Local News

Teamsters blast RPD leadership in accreditation hearing

Posted December 5, 2011 8:56 p.m. EST
Updated December 5, 2011 9:42 p.m. EST

— A professional group that represents Raleigh police officers blasted Chief Harry Dolan and other department leaders for "misbehavior and mismanagement" in an accreditation hearing Monday afternoon. 

A team from the Commission on Accreditation for Law Enforcement Agencies began their three-day visit to Raleigh Monday as part of a review process into the department's accreditation.

Chip Roth, a business agent for the Teamsters Local 391, which represents the Raleigh Police Protective Association, asked CALEA not to renew the department's accreditation, which it had held since 1992, in part because of the handling of a sexual misconduct probe that led to the July firing of Sgt. Rick Armstrong.

Roth called Armstrong's termination a "flagrant violation of basic employee rights" that has resulted in a loss of confidence in Dolan among officers and the public.

"Dolan is sending a clear message to his troops that he will attempt to lead through fear and intimidation," Roth said. "The resulting declines in morale among the troops are undermining the ability of the RPD to meet CALEA's important standards."

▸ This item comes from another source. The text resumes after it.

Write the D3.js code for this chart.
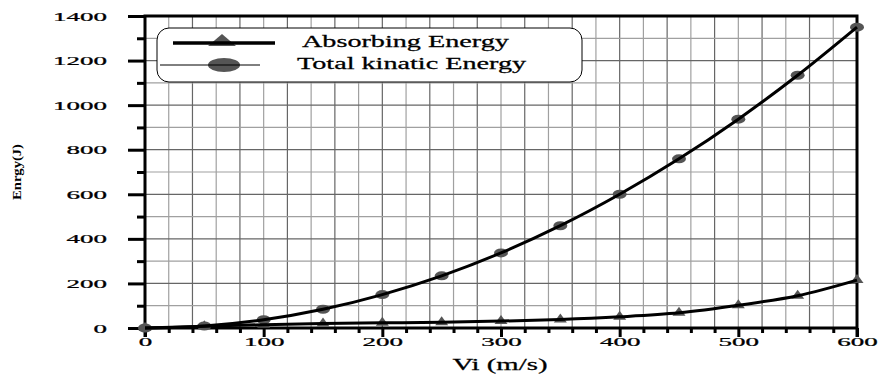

Armstrong has repeatedly said that the results of an Internal Affairs probe – which alleged that he had sex while on duty with a woman in a neighborhood that he patrolled – are false. He is appealing to the city's Civil Services Commission to get his job back and suing the city for wrongful termination.

Roth charged that Dolan wanted to get rid of Armstrong after he was elected president of the RPPA and that two other leaders of the police union were placed on administrative leave for alleged involvement in Armstrong's case.

Cary police Deputy Chief Barry Nickalson argued during the hearing that, in working closely with Raleigh police on several cases, the department definitely meets CALEA standards and should be re-accredited.

The CALEA team is conducting interviews and visits at various police district offices, in addition to Monday's hearing seeking public input, before they'll take their findings back to the commission. The commission will decide whether the department should keep its accreditation.

It wasn't clear when the department will receive a decision.